Te levantas un lunes muy temprano para ir a estudiar a
tu bonita universidad privada, sientes el cuerpo pesado, también la cara, los
párpados. Te metes a bañar y el agua fría no te despierta, el sorbo de café
quemado y el yogurt con fresas caduco que has comido tampoco lo hace; sales de
tu casa y las calles están vacías, el viento helado que rompe en tu cuerpo casi
logra que despiertes, sin embargo sigues arrastrando los pies, sigues mirando
hacia abajo y los bostezos no desaparecen.
Así llegas hasta el metro y la búsqueda del boleto
para ingresar te implica un terrible esfuerzo, también una especie de alerta,
pero al concluir con la operación todo regresa a piloto automático. Bajas en la
estación Pino Suárez y regresa esa sensación de alerta, y regresa porque al
subir por las escaleras te estrellas contra un viejito que trae bastón, le
pides disculpas y recuerdas que tienes articulación, voz.
Sales de la estación y caminas por Izazaga, el olor de
un tamal que una señora está friendo en un puesto hace crujir tu estómago, el
señor del periódico que está acomodando el Alarma
y el H Extremo hace que tus ojos
comiencen a abrirse; cruzas la calle y el silbato del policía vibra en todo tu
cuerpo, también los cláxons y los motores de los autos. En sentido opuesto al
tuyo comienzas a visualizar a un montón de gente con pancartas y altavoces, a
medida en que caminas el número de personas crece y crece; paras en seco y
ahora así abres por completo los ojos, los oídos, la mente, los poros del
cuerpo… necesitas saber qué es lo que toda esa gente está pidiendo, entonces no
vuelves a avanzar hasta que lees y escuchas las palabras PAZ, JUSTICIA, IGUALDAD.

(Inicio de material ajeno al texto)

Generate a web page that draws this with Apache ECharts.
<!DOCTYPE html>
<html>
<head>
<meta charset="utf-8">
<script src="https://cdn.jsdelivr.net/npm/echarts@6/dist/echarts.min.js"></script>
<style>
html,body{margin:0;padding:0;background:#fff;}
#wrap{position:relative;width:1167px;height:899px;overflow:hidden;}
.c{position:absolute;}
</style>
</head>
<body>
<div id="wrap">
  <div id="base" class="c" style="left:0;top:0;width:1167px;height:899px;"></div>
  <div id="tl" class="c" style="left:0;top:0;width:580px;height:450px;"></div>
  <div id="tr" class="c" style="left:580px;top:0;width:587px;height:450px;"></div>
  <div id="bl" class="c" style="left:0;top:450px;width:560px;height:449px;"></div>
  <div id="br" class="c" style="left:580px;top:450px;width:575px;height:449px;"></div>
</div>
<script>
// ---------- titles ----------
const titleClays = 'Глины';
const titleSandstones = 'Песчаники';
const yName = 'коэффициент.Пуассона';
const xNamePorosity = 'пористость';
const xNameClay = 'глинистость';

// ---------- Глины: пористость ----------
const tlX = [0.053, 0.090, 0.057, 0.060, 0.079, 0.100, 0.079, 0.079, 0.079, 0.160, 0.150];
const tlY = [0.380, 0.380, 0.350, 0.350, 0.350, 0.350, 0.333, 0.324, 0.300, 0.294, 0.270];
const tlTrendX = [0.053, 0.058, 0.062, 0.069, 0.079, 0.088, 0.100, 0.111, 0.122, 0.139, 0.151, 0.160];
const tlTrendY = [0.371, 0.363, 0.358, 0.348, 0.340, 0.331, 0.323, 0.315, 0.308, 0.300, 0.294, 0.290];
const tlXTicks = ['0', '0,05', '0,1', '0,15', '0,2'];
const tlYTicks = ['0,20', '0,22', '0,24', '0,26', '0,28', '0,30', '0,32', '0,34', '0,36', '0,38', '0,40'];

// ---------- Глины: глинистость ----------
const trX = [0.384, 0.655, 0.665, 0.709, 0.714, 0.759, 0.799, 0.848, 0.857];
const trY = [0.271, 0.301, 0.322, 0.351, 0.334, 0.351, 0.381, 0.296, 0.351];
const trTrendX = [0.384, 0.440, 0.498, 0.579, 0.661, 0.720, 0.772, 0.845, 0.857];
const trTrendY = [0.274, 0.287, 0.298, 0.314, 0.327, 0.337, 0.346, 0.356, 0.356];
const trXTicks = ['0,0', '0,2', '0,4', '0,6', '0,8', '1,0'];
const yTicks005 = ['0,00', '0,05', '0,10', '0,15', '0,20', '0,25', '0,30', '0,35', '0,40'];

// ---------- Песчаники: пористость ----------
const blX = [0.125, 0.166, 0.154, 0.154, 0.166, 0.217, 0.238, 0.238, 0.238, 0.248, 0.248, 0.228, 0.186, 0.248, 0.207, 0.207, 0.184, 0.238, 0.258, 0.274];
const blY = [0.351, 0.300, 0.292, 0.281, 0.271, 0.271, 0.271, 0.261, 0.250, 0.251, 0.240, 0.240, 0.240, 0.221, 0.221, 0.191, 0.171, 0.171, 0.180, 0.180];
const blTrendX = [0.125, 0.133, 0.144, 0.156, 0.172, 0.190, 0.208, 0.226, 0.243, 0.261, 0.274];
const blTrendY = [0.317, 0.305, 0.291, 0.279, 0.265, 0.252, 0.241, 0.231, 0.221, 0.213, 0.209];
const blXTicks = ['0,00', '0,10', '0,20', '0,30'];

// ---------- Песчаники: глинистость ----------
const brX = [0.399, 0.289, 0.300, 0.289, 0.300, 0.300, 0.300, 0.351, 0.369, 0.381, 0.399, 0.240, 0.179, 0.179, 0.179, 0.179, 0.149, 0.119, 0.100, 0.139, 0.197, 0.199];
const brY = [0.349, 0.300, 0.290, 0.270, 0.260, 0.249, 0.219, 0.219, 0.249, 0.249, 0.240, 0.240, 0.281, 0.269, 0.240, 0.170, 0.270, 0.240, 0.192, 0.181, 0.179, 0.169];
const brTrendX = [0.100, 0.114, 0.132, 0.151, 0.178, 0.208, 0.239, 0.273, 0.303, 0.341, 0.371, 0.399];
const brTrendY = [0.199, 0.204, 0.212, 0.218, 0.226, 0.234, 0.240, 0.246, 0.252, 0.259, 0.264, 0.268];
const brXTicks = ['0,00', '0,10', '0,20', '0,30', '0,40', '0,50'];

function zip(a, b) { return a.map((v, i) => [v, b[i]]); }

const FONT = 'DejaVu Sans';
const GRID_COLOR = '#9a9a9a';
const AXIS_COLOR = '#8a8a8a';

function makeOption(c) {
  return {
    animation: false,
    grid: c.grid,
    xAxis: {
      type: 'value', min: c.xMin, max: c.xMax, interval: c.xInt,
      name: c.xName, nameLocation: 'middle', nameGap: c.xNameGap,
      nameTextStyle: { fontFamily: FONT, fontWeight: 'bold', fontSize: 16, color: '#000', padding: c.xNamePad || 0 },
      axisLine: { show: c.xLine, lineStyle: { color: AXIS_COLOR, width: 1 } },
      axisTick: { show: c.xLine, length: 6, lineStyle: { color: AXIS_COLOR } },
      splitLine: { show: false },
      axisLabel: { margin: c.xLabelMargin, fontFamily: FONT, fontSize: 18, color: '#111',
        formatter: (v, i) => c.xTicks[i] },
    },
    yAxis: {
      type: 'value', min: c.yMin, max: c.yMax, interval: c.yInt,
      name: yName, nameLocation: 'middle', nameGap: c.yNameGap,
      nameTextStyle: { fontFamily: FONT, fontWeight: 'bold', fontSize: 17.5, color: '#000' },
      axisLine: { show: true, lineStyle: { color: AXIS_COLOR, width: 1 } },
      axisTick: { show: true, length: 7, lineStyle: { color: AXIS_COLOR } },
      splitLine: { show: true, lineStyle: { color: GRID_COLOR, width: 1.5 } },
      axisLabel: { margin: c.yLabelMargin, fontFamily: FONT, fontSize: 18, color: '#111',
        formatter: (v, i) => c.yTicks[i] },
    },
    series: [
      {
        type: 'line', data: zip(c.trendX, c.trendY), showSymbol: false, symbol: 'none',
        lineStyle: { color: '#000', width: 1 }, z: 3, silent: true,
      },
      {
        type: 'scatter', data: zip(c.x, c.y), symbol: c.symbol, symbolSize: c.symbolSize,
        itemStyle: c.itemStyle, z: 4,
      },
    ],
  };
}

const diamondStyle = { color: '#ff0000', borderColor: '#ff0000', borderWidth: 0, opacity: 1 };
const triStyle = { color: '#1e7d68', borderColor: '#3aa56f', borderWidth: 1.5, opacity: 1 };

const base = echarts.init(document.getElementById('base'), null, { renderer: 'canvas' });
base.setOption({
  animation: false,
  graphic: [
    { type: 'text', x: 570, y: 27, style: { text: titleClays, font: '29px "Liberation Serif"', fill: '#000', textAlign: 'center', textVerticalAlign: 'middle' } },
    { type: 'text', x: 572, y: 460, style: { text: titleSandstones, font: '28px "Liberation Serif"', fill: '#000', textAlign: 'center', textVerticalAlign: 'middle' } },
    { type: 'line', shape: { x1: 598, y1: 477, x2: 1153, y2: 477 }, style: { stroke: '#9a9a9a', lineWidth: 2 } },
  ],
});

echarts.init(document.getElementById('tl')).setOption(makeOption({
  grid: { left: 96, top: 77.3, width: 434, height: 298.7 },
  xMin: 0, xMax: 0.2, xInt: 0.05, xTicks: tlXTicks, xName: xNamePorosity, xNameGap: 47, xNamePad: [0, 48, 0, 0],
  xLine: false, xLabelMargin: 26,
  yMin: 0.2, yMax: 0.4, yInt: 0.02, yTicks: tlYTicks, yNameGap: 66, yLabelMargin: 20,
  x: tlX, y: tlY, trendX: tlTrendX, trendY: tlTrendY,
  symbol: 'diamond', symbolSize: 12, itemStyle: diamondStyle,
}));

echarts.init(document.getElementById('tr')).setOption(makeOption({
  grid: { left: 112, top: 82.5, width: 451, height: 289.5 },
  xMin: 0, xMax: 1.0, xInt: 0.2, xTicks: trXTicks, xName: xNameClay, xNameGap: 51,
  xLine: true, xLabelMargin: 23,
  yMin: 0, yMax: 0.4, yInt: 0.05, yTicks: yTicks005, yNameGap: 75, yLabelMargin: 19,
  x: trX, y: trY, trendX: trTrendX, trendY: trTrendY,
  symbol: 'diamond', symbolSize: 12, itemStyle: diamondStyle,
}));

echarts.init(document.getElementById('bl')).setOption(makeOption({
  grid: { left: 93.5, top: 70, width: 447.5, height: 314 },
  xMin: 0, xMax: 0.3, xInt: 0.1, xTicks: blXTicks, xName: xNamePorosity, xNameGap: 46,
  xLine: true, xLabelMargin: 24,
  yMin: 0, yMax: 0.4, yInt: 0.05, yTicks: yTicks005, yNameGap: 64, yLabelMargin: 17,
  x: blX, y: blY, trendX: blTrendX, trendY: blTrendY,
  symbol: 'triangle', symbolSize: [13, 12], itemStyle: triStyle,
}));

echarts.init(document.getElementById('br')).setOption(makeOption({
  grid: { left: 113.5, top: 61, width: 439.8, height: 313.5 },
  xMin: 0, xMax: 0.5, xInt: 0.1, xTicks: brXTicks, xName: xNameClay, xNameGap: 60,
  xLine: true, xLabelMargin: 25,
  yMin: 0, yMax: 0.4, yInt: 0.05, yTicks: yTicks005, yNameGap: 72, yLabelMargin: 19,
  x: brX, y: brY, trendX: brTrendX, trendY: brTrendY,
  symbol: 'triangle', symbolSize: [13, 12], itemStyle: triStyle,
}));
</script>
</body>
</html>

Y es que tú también quieres gritarlas y exigirlas, la cuestión es que aún no
has sabido cómo.
Cruzas una última calle y te encuentras con tu
universidad, ese bello claustro que alguna vez fue el hogar de una de tus
escritoras favoritas. Ya estás a unos pasos de ingresar cuando te encuentras
con un mendigo, parece que sangra de la cara y duerme sobre cartón y periódico,
la pared de la universidad le sirve de cabecera; entonces sientes un profundo
malestar, un zumbido en la sien, un sentimiento de incomodidad, de
resentimiento, y una sensación de inmundicia
que nuevamente no resuelves, porque no sabes qué hacer con todo eso.
Comienza a latirte muy rápido el corazón y es así como
finalmente ingresas a tu universidad pulcra y privada. Mientras caminas por las
ruinas, los salones y los patios, consigues respirar y calmar el pecho.
Finalmente vas comprendiendo que ese camino, que ese trayecto por el centro, en
realidad te ha hecho estar presente, te ha hecho cobrar conciencia una vez
estando adentro, porque ya no estás nada más tú, paradójicamente has salido de
la comodidad de tu propia privacidad, de tu propio centro.